Sheila McLeod Arnopoulos.

Kingston, McGill-Queens University Press, c1982.
Distributed by University of Toronto Press.
201pp, paper, $17.50 (cloth), $6.95 (paper).
ISBN 0-7735-0405-2 (cloth), 0-7735-0406-0 (paper).


Grades 11 and up.
Reviewed by Nora Scarabello.

Volume 11 Number 4.
1983 July.


True to the lucid journalistic style used when she was writing for the now-defunct Montreal Star, Arnopoulos has produced a book that is very readable and easy to digest that deals with yet another minority group in Canada: the francophones in northern Ontario.

Franco-Ontarians, about 700,000 of them and largely found in Sudbury, Timmins, Hearst, Dubreuilville (a region referred to in this book as Nouvel-Ontario), live a rather schizophrenic existence with their French and English selves at war with each other. However, Gerard Lafreniere, head of Laurentian University's French program prefers to refer to himself as a "hybrid," and most of them consider themselves as such. Arnopoulos writes "francophones in Ontario are forced to be hybrids if they want to keep their French heritage and still participate in an English society."

Hundreds of Franco-Ontarians were interviewed in this book.

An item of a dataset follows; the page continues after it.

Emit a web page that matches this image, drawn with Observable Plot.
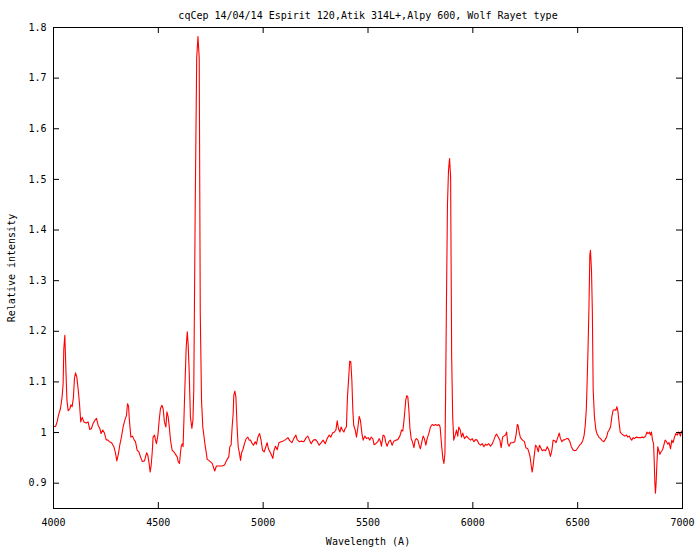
<!DOCTYPE html>
<html>
<head>
<meta charset="utf-8">
<script src="https://cdn.jsdelivr.net/npm/d3@7"></script>
<script src="https://cdn.jsdelivr.net/npm/@observablehq/plot@0.6"></script>
<style>
  html, body { margin: 0; padding: 0; background: #fff; }
  #chart svg { display: block; }
</style>
</head>
<body>
<div id="chart"></div>
<script>
const titleText = "cqCep 14/04/14 Espirit 120,Atik 314L+,Alpy 600, Wolf Rayet type";
const xLabel = "Wavelength (A)";
const yLabel = "Relative intensity";

const xDomain = [4000, 7000];
const yDomain = [0.85, 1.8];
const xTicks = [4000, 4500, 5000, 5500, 6000, 6500, 7000];
const yTicks = [0.9, 1, 1.1, 1.2, 1.3, 1.4, 1.5, 1.6, 1.7, 1.8];
const yTickLabels = ["0.9", "1", "1.1", "1.2", "1.3", "1.4", "1.5", "1.6", "1.7", "1.8"];

const wavelength = [
4000,4010,4017,4025,4033,4041,4046,4049,4054,4059,4064,4070,4078,4083,4089,4095,4100,4105,4111,4118,
4124,4130,4137,4145,4156,4165,4173,4181,4189,4197,4205,4213,4221,4227,4235,4243,4251,4259,4267,4277,
4288,4296,4302,4310,4316,4324,4332,4340,4348,4353,4358,4362,4369,4377,4385,4391,4399,4407,4415,4423,
4434,4444,4450,4456,4461,4466,4471,4475,4482,4486,4491,4498,4504,4510,4517,4523,4529,4536,4541,4547,
4553,4558,4566,4574,4582,4590,4595,4601,4606,4610,4615,4618,4623,4628,4633,4638,4642,4647,4653,4660,
4665,4669,4676,4683,4689,4695,4700,4706,4712,4717,4723,4728,4733,4741,4749,4757,4765,4769,4777,4789,
4804,4816,4822,4828,4836,4841,4847,4852,4857,4860,4865,4870,4876,4881,4887,4892,4897,4903,4911,4919,
4927,4933,4940,4948,4954,4962,4968,4975,4983,4990,4997,5005,5013,5019,5025,5032,5040,5046,5052,5059,
5067,5075,5086,5099,5107,5118,5127,5137,5146,5156,5162,5172,5181,5194,5205,5213,5221,5229,5239,5250,
5258,5267,5277,5286,5296,5305,5315,5323,5331,5340,5347,5353,5359,5366,5372,5378,5385,5391,5397,5402,
5409,5413,5418,5423,5428,5432,5439,5445,5452,5458,5464,5471,5477,5485,5493,5501,5509,5515,5523,5529,
5537,5547,5553,5560,5564,5572,5579,5585,5591,5599,5607,5615,5623,5633,5642,5652,5660,5666,5671,5676,
5680,5685,5690,5695,5700,5706,5712,5719,5725,5731,5738,5744,5750,5757,5763,5769,5776,5782,5790,5798,
5806,5814,5822,5830,5838,5844,5851,5857,5862,5867,5870,5874,5879,5884,5889,5894,5899,5904,5909,5916,
5922,5928,5933,5940,5946,5952,5960,5970,5981,5989,5997,6005,6013,6021,6029,6037,6045,6053,6060,6068,
6076,6084,6092,6100,6107,6113,6121,6129,6135,6142,6148,6156,6161,6167,6173,6180,6191,6200,6207,6212,
6216,6221,6227,6237,6246,6253,6262,6269,6273,6278,6283,6288,6293,6299,6305,6312,6318,6324,6331,6339,
6347,6355,6363,6370,6377,6383,6390,6397,6405,6412,6418,6425,6431,6439,6447,6455,6463,6469,6477,6485,
6493,6501,6509,6517,6525,6531,6536,6541,6545,6550,6554,6558,6561,6566,6570,6574,6580,6587,6593,6601,
6609,6617,6625,6631,6638,6644,6650,6657,6663,6669,6676,6682,6687,6692,6698,6703,6709,6717,6725,6733,
6739,6746,6752,6758,6765,6771,6779,6789,6800,6808,6816,6824,6830,6836,6843,6847,6852,6857,6862,6865,
6868,6871,6874,6878,6882,6887,6892,6898,6905,6911,6917,6924,6930,6936,6943,6949,6955,6962,6968,6975,
6981,6986,6990,6995,7000
];

const intensity = [
1.012,1.012,1.021,1.036,1.047,1.070,1.097,1.164,1.192,1.126,1.064,1.043,1.047,1.055,1.051,1.070,1.107,1.118,1.110,1.084,
1.057,1.021,1.030,1.021,1.019,1.021,1.006,1.008,1.018,1.024,1.028,1.014,1.008,0.998,1.005,0.999,0.986,0.985,0.982,0.980,
0.972,0.959,0.944,0.959,0.975,0.991,1.011,1.024,1.034,1.057,1.052,1.024,0.991,0.993,0.985,0.982,0.965,0.962,0.952,0.943,
0.944,0.960,0.955,0.939,0.922,0.936,0.962,0.991,0.995,0.986,0.978,0.995,1.024,1.047,1.054,1.047,1.021,1.011,1.041,1.031,
1.008,0.985,0.965,0.962,0.957,0.952,0.942,0.939,0.962,0.975,0.978,0.972,1.038,1.107,1.169,1.199,1.176,1.123,1.031,1.008,
1.024,1.084,1.450,1.740,1.782,1.740,1.236,1.064,1.011,0.995,0.975,0.962,0.947,0.945,0.942,0.939,0.929,0.924,0.934,0.934,
0.934,0.936,0.942,0.947,0.952,0.972,0.975,1.011,1.038,1.074,1.082,1.070,1.008,0.972,0.959,0.945,0.960,0.966,0.978,0.988,
0.991,0.985,0.985,0.978,0.975,0.982,0.977,0.991,0.998,0.985,0.965,0.962,0.972,0.980,0.968,0.962,0.955,0.949,0.965,0.973,
0.966,0.980,0.982,0.984,0.986,0.990,0.984,0.980,0.988,0.995,0.986,0.982,0.983,0.982,0.990,0.993,0.985,0.978,0.985,0.986,
0.982,0.975,0.980,0.985,0.978,0.988,0.995,0.991,0.999,1.001,1.005,1.023,1.008,1.001,1.011,1.005,1.001,1.008,1.011,1.070,
1.116,1.141,1.140,1.103,1.041,1.014,1.005,0.991,1.011,1.032,1.024,0.998,0.985,0.993,0.988,0.990,0.985,0.991,0.988,0.976,
0.978,0.982,0.988,0.982,0.973,0.995,0.993,0.980,0.973,0.982,0.985,0.975,0.983,0.985,0.986,0.993,1.005,1.003,1.021,1.044,
1.064,1.073,1.070,1.044,1.008,0.988,0.982,0.970,0.985,0.988,0.985,0.975,0.968,0.982,0.993,0.988,0.975,0.988,0.998,1.011,
1.016,1.014,1.016,1.014,1.016,1.011,0.975,0.949,0.939,0.959,1.070,1.250,1.450,1.518,1.541,1.505,1.150,1.030,0.985,0.995,
1.005,0.993,1.011,1.005,0.991,0.999,0.988,0.993,0.988,0.985,0.988,0.982,0.986,0.985,0.978,0.975,0.978,0.972,0.977,0.975,
0.978,0.973,0.977,0.985,0.993,0.997,0.991,0.985,0.970,0.991,0.993,0.995,1.001,0.978,0.973,0.980,0.980,0.982,0.998,1.016,
1.014,1.001,0.990,0.985,0.982,0.970,0.968,0.959,0.952,0.936,0.922,0.936,0.955,0.975,0.972,0.962,0.975,0.970,0.964,0.966,
0.964,0.972,0.965,0.953,0.965,0.985,0.984,0.980,0.990,0.999,0.988,0.982,0.985,0.986,0.988,0.988,0.982,0.973,0.966,0.964,
0.965,0.970,0.975,0.978,0.985,0.995,1.014,1.044,1.097,1.176,1.250,1.350,1.360,1.320,1.240,1.084,1.031,1.005,0.997,0.991,
0.988,0.984,0.982,0.986,0.991,1.001,1.005,1.011,1.031,1.044,1.045,1.044,1.051,1.042,1.018,1.001,0.998,0.995,0.993,0.995,
0.991,0.993,0.988,0.985,0.990,0.988,0.991,0.990,0.990,0.991,0.990,0.993,1.001,0.998,1.001,0.995,1.001,0.985,0.978,0.945,
0.903,0.880,0.899,0.939,0.972,0.964,0.957,0.962,0.966,0.975,0.985,0.982,0.977,0.980,0.968,0.985,0.980,0.991,0.998,0.995,
1.001,0.998,0.993,1.003,1.000
];

const spectrum = wavelength.map((w, i) => ({w, v: intensity[i]}));

const font = "DejaVu Sans Mono";

const chart = Plot.plot({
  width: 700,
  height: 550,
  marginLeft: 53,
  marginRight: 18,
  marginTop: 27,
  marginBottom: 42,
  style: {fontFamily: font, fontSize: "10px", background: "#fff", color: "#000"},
  x: {domain: xDomain, axis: null},
  y: {domain: yDomain, axis: null},
  marks: [
    Plot.line(spectrum, {x: "w", y: "v", stroke: "#ff0000", strokeWidth: 1.1, curve: "linear"}),
    Plot.frame({stroke: "#000", strokeWidth: 1, shapeRendering: "crispEdges"}),
    // inward ticks on all four sides (gnuplot mirror ticks)
    Plot.ruleX(xTicks, {x: d => d, y1: yDomain[0], y2: yDomain[0], insetTop: -6, stroke: "#000"}),
    Plot.ruleX(xTicks, {x: d => d, y1: yDomain[1], y2: yDomain[1], insetBottom: -6, stroke: "#000"}),
    Plot.ruleY(yTicks, {y: d => d, x1: xDomain[0], x2: xDomain[0], insetRight: -6, stroke: "#000"}),
    Plot.ruleY(yTicks, {y: d => d, x1: xDomain[1], x2: xDomain[1], insetLeft: -6, stroke: "#000"}),
    // tick labels
    Plot.text(xTicks, {x: d => d, y: yDomain[0], text: d => String(d), dy: 14, lineAnchor: "middle", fontFamily: font, fontSize: 10, fill: "#000"}),
    Plot.text(yTicks, {x: xDomain[0], y: d => d, text: (d, i) => yTickLabels[i], textAnchor: "end", lineAnchor: "middle", dx: -7, fontFamily: font, fontSize: 10, fill: "#000"}),
    // titles
    Plot.text([titleText], {frameAnchor: "top", dy: -12, lineAnchor: "middle", textAnchor: "middle", text: d => d, fontFamily: font, fontSize: 10, fill: "#000"}),
    Plot.text([xLabel], {frameAnchor: "bottom", dy: 33, lineAnchor: "middle", textAnchor: "middle", text: d => d, fontFamily: font, fontSize: 10, fill: "#000"}),
    Plot.text([yLabel], {frameAnchor: "left", dx: -42, rotate: -90, lineAnchor: "middle", textAnchor: "middle", text: d => d, fontFamily: font, fontSize: 10, fill: "#000"})
  ]
});

document.getElementById("chart").appendChild(chart);
</script>
</body>
</html>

They come from all walks of life: playwrights, miners, priests, shop-keepers, business tycoons from Sudbury (Paul Desmarais and Robert Campeau no less) and all of her accounts of their feelings, their hopes and their fears are often touching and sensitive and sometimes poignant. The presentation of the cultural, historical, and sociological background of the French in Quebec help the reader understand the bicultural personality of the French in Ontario.

The table of contents is rather confusing at first glance, but it gives a brief annotation of the coverage of each chapter. The index provides more detailed information and pagination. Tables and footnotes are extensively used, and the bibliography is more than enough to satiate an avid student of francophone culture in Canada. One small catch: one has to know French to read many of them.

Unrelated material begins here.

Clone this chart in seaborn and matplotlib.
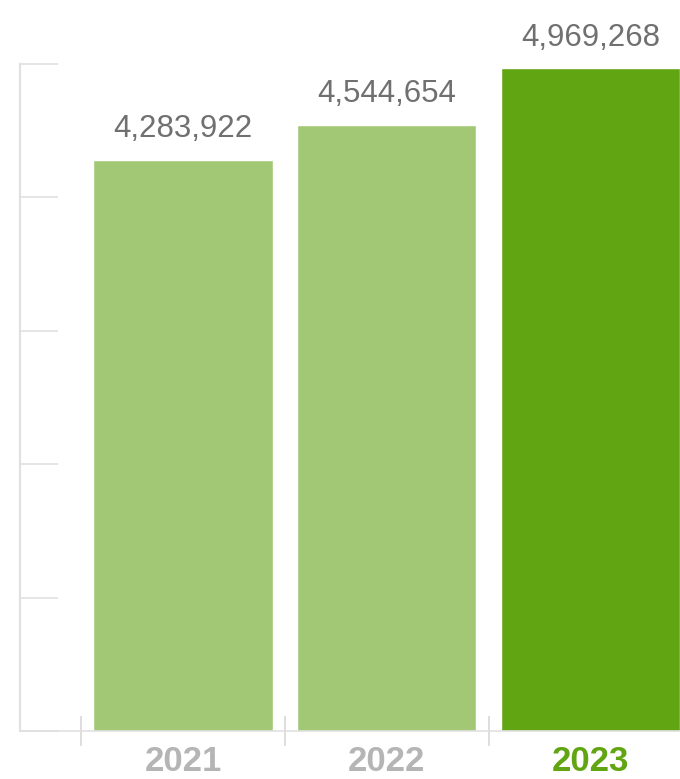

The conflict between French and English in Canada is as old as the country itself, and it is not always a pleasant read. However, this book with its clear presentation and its down-to-earth examples and contact with ordinary people somehow makes the realism of the problem not so pungent even if the issues are presented and brought to the table for everyone to savour.


Nora Scarabello, Applewood Heights S. S., Mississauga, ON.